One must be sensitive to the personal nature of these discussions, but this must be balanced against the trend to overly personalize and privatize any discussion involving sexuality. Sexual ethics is singled out for relegation to the sacrosanct sphere of the private conscience, at the expense of healthy debate and dialogue. This operates with regard both to the reception of values and to the transmission of values.
In order to become good at chemistry, one had better study the work of previous scientists, spend years in graduate school, and experience (ad nauseam) the process of formulating hypotheses and having them proven or disproved. In order to become good at a sport, one must train for years and learn about strategy and technique and be receptive to criticism. Every discipline has its own particular track towards proficiency, and while having advanced degrees is hardly necessary for having a well-developed opinion on ethical issues, basic premises are important: the exchange of opinions, openness to criticism and being disproved, and an unwillingness to fit the data to the desired conclusions.
Most people wouldn’t think to consult books or mentors about the ethics of sexuality. The answers to these questions, for the most part, stem from personal feelings, desires, intuitions; internal rather than external moral frameworks. When challenged on a belief about sexuality, the reaction of “that’s my opinion, which I am entitled to” is at least as common as engaging in debate. While intuitive, there is a flawed assumption at play that something as private as sex can not benefit from recourse to rigorous analysis and frameworks developed by others. To naïvely follow our first impulse in matters like this does a disservice to intellectual honesty – we need to admit that sexual ethics, just like any branch of ethics or philosophy, can produce counterintuitive and difficult results that we owe our consideration to. Our first impulse, for all we know, could easily be a product of our culture, upbringing, or personal biases. Even more than academics or athletics, sexual ethics is something we all have a stake in. In this way, the privatization of sexual ethics blocks off the reception of values from the outside and exacerbates the problem of confirmation bias. On the flip side, there are huge numbers of people who have strong opinions about sexuality, but who would be loath to share these opinions in any way that would be seen as “enforcing one’s views onto someone else”. Perhaps this is because they are not aware of any other way to share their opinions. In this way, the transmission of values, even between close friends and family, is either lackluster or unnecessarily fraught with tension.
We have established how sexual ethics is distinctively sensitive, so to take a step further, let us answer the question: what if sexuality is just so sensitive that open discussion about it is just not feasible? Let’s take another ethical dilemma, one not at all hypothetical – the atomic bombing of Hiroshima and Nagasaki. I have sat in a room many times listening to people defend the bombing of civilians – something I personally consider an atrocity.
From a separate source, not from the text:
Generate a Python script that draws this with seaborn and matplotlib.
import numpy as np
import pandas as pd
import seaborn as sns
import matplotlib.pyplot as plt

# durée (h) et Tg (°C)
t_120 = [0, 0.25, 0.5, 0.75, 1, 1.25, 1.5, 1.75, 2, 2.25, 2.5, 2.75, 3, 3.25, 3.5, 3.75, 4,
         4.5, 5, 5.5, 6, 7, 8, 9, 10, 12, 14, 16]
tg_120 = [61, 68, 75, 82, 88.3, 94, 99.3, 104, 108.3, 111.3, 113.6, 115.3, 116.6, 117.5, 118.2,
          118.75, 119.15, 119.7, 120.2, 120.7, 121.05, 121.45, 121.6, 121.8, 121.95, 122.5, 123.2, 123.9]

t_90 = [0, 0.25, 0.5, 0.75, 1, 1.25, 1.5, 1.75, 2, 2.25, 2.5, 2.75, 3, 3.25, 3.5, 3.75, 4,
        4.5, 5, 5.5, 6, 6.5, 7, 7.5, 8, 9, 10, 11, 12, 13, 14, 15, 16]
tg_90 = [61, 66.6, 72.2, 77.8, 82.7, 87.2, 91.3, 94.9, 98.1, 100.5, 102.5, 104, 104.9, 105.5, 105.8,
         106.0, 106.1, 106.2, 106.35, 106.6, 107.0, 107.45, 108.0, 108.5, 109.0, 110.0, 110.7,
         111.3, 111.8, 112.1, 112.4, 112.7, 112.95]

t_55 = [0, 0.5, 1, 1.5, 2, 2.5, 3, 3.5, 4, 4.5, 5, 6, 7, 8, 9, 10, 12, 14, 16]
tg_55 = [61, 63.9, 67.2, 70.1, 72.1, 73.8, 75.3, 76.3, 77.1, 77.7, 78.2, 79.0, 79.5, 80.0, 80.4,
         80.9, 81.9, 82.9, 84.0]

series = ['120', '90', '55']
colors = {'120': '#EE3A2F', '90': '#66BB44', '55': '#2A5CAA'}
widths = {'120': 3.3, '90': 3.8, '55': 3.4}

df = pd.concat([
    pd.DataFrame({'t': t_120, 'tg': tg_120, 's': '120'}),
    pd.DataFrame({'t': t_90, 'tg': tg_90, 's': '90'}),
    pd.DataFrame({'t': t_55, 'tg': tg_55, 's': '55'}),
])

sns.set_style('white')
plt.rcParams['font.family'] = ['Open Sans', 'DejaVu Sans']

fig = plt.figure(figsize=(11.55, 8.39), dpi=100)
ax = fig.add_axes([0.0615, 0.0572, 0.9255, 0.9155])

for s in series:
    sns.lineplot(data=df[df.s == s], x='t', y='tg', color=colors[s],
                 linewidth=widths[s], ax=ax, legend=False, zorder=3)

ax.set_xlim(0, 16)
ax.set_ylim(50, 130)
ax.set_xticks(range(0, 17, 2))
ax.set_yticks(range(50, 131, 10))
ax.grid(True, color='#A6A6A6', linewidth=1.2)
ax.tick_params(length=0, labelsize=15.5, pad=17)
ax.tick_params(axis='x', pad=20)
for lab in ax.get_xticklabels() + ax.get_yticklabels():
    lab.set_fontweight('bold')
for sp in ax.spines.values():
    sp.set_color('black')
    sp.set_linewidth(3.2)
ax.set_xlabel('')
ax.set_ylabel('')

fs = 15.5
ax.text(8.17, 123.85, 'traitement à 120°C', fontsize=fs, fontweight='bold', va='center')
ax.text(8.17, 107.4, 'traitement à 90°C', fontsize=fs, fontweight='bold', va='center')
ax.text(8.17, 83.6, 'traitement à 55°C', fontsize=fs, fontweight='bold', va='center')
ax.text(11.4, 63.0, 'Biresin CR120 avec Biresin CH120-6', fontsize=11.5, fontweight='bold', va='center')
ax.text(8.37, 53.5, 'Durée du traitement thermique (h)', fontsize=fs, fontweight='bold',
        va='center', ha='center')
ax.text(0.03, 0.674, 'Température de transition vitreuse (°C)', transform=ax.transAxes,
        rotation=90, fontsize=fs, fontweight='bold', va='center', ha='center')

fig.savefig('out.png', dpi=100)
As someone of Japanese descent, I have listened to friends and acquaintances turn the lives of Japanese women, children, and noncombatants into instruments towards an end. As uncomfortable and upset as this has made me, it would be inconsistent of me to only value ethical discussions in the safe context of remote hypotheticals. I see that there is value in meeting people with very different and even strongly disagreeable ethical worldviews in conversation, and that achieving this might require me to step outside of my comfort zone and opening up my personal conscience to the opinions of others.
There are many points of contention in sexual ethics and much room for new minds bringing their ideas and perspectives to the table – not just ethicists but philosophers, neuroscientists, artists, historians, psychologists, and more. In just the last several years, issues have come up that have divided opinion greatly, from the Obergefell decision to the transgender bathroom debate. Other topics, such as modern society’s vast pornography addiction and its harms, merit widespread and more productive attention. As college students, we also have a special duty to confront particular points like sexual assault, hook-up culture, and the intersection of sex and alcohol. The ethical implications of these are many, complicated, and pressing.
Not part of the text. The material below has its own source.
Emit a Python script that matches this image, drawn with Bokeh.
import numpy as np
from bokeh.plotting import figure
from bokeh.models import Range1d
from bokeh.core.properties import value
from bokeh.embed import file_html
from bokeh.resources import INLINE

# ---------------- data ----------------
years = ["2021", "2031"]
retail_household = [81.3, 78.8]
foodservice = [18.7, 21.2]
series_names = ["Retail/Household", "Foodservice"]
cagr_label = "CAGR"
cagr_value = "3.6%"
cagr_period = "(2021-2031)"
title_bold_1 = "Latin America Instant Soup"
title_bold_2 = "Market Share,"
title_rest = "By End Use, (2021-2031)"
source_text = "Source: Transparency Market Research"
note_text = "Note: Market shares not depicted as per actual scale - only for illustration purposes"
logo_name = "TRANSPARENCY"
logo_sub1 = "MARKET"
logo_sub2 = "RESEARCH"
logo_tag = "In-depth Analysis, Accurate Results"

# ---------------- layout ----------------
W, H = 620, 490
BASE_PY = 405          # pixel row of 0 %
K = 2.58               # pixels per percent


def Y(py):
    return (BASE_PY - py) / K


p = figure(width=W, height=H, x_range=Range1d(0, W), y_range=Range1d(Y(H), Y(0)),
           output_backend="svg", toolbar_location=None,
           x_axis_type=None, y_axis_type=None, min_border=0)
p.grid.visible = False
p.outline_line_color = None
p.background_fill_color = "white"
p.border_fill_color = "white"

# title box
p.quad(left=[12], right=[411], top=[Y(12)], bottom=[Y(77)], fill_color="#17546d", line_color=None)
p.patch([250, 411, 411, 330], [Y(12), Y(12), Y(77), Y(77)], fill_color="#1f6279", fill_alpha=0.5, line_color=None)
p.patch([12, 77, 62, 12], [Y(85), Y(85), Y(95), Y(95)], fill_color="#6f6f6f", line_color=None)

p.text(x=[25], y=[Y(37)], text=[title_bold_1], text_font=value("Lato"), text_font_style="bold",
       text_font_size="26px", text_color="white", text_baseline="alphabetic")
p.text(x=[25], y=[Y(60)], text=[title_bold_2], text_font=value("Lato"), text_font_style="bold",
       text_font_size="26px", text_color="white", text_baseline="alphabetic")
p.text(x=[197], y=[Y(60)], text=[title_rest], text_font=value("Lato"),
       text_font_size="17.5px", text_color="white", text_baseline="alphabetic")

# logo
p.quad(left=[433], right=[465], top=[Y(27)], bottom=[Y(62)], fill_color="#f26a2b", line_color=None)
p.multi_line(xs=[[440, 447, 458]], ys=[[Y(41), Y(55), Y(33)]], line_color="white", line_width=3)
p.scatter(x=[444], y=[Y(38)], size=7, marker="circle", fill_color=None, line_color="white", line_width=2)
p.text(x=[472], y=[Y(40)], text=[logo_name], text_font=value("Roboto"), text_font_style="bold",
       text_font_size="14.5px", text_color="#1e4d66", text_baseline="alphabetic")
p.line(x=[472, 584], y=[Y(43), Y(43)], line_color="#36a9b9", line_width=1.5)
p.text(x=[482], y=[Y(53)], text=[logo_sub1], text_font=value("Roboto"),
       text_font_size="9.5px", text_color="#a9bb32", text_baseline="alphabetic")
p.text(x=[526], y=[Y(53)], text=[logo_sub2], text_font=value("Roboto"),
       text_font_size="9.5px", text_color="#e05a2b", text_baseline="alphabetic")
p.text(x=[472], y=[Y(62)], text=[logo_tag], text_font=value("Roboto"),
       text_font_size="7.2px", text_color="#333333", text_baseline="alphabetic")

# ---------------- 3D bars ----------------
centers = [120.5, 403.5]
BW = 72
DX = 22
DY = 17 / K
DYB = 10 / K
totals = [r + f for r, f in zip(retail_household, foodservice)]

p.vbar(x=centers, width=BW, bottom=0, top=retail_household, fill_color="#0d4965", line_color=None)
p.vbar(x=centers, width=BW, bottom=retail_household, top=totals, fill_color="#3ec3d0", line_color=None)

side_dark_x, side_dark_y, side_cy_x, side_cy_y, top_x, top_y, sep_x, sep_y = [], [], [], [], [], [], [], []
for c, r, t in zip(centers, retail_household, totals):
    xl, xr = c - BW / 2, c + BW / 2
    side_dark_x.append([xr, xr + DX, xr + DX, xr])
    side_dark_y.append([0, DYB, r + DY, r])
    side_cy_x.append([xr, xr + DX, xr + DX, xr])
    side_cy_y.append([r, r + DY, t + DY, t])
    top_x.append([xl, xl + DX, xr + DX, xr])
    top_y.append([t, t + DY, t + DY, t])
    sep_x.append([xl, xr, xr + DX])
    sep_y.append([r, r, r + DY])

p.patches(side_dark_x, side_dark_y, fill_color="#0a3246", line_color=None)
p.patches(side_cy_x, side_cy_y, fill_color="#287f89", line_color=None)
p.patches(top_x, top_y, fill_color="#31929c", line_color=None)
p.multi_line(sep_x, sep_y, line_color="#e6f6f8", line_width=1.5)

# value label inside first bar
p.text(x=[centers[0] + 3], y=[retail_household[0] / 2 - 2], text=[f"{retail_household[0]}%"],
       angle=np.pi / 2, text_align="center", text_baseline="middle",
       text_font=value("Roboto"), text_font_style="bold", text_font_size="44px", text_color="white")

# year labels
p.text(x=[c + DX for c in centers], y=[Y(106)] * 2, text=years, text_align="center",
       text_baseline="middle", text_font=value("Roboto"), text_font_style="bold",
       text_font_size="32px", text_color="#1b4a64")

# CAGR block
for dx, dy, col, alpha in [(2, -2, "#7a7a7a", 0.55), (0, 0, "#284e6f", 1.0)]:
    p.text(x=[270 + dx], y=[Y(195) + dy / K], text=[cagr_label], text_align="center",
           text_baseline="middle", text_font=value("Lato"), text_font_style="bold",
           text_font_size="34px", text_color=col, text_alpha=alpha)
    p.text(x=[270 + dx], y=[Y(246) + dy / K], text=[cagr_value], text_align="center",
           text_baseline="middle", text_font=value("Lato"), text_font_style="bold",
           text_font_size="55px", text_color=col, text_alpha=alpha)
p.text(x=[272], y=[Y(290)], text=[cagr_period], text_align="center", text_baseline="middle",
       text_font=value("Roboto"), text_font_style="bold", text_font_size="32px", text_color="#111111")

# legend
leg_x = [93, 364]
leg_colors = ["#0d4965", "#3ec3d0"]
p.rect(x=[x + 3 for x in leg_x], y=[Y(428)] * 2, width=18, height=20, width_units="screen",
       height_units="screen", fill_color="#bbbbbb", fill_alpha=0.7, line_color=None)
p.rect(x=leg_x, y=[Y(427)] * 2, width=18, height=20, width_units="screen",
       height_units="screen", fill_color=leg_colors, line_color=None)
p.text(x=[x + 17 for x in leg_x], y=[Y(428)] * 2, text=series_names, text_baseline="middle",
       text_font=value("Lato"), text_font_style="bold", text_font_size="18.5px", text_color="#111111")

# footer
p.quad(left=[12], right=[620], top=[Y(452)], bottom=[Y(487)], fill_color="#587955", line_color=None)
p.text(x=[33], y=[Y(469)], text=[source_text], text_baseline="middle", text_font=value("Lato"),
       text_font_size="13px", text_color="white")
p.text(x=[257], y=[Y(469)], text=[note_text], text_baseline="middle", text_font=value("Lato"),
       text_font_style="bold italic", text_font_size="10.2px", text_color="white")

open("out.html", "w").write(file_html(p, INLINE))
The more an ethical dilemma touches our lives, the less it is possible to be neutral or noncommittal. Consciously or not, every day we speak to our internal sexual ethics by our actions. Sexuality is also particularly weighty because it alone creates the potential for new lives; as an emotional and physical act, sex has a distinct ability to bring either great joy or great pain. Because of this, having a well-thought-out answer to questions in sexual ethics is arguably much more important and pressing than many other ethical scenarios. Sexual ethics means taking control of the decisions in our lives. The way we live today is practice for the way we will live the rest of our lives.
If you are not convinced that sexual ethics is important by the above arguments, I do not blame you. People are rarely convinced by arguments; they are convinced by people. Good and valuable opinions expressed without compassion understandably fall on deaf ears. The burden is on me not just to convince you to learn more about sexual ethics, but to convince you to care about sexual ethics. There are students both at Princeton and on many other campuses who are involved in promoting discussions of sexual ethics. I encourage them to lead by example, to show authenticity, confidence, and understanding for different points of view.
What is our motivation for caring about sexual ethics? Philosophers and ethicists from ancient times have drawn links between sex and love, from Plato in his Symposium to Elizabeth Anscombe. But these issues were never meant to be confined to the purely academic realm. Love is a topic that is central to the identities, dreams, and motivations of the vast majority of ordinary people. Rather than belonging to a musty, boring world of legalistic and abstruse reasoning, sexual ethics should deal directly with the problems and hopes of our lives. It should speak not only to the philosopher’s definitions of love, but should deal with love in the colloquial usage of the word, the sense alluded to by the college student “looking for love.” It should deal with the struggles of broken hearts and crushes, happily-ever-afters and unrequited loves. Sexual ethics has failed itself if it never goes beyond the abstract, if it never helps anyone sort out their confusion and pain.
If sex is meaningless without love, then it is important that we discuss the ethics of sexuality, and that we do so with a proper understanding that we do it in order to love more perfectly. At the end of the day, words on paper only do so much. The true test lies in the conversations, and in the actions that show we put weight behind those words.